Dataset Information

Dataset Information#

Dataset: E3SM-MMF High-Resolution Real Geography Dataset: E3SM-MMF Low-Resolution Real Geography Dataset: E3SM-MMF Low-Resolution Aquaplanet

Data from multi-scale climate model (E3SM-MMF) simulations were saved at 20-minute intervals for 10 simulated years. Two netCDF files–input and output (target)–are produced at each timestep, totaling 525,600 files for each configuration. 3 configurations of E3SM-MMF were run and can be downloaded from Hugging Face:

  1. High-Resolution Real Geography

    • 1.5° x 1.5° horizontal resolution (21,600 grid columns)

    • 5.7 billion total samples (41.2 TB)

    • 102 MB per input file, 61 MB per output file

  2. Low-Resolution Real Geography

    • 11.5° x 11.5° horizontal resolution (384 grid columns)

    • 100 million total samples (744 GB)

    • 1.9 MB per input file, 1.1 MB per output file

  3. Low-Resolution Aquaplanet

    • 11.5° x 11.5° horizontal resolution (384 grid columns)

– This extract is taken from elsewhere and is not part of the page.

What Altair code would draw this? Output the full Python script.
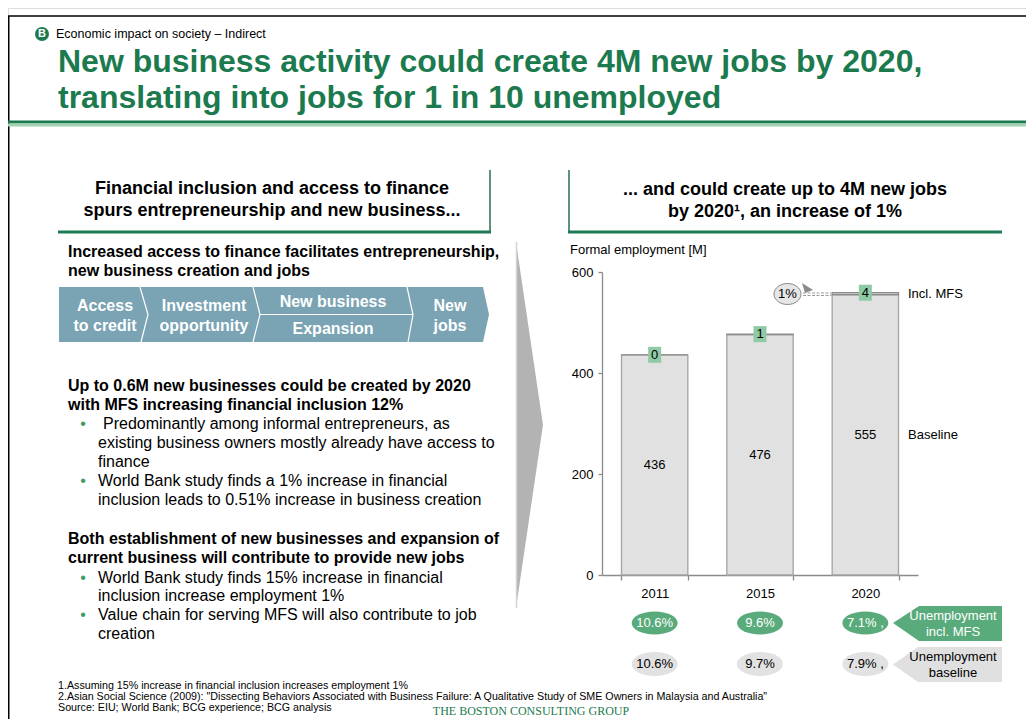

    • 100 million total samples (744 GB)

    • 1.9 MB per input file, 1.1 MB per output file

Input files are labeled E3SM-MMF.mli.YYYY-MM-DD-SSSSS.nc, where YYYY-MM-DD-SSS corresponds to the simulation year (YYYY), month (MM), day of the month (DD), and seconds of the day (SSSSS), with timesteps being spaced 1,200 seconds (20 minutes) apart. Target files are labeled the same way, except mli is replaced by mlo. Scalar variables vary in time and “horizontal” grid (ncol), while vertically-resolved variables vary additionally in vertical space (lev). For vertically-resolved variables, lower indices of lev corresponds to higher levels in the atmosphere. This is because pressure decreases monotonically with altitude.

The full list of variables can be found in Supplementary Information, Table 1.

There is also a Quickstart dataset that contains subsampled and prenormalized data. This data was used for training, validation, and metrics for the ClimSim paper and can be reproduced using the preprocessing/create_npy_data_splits.ipynb notebook.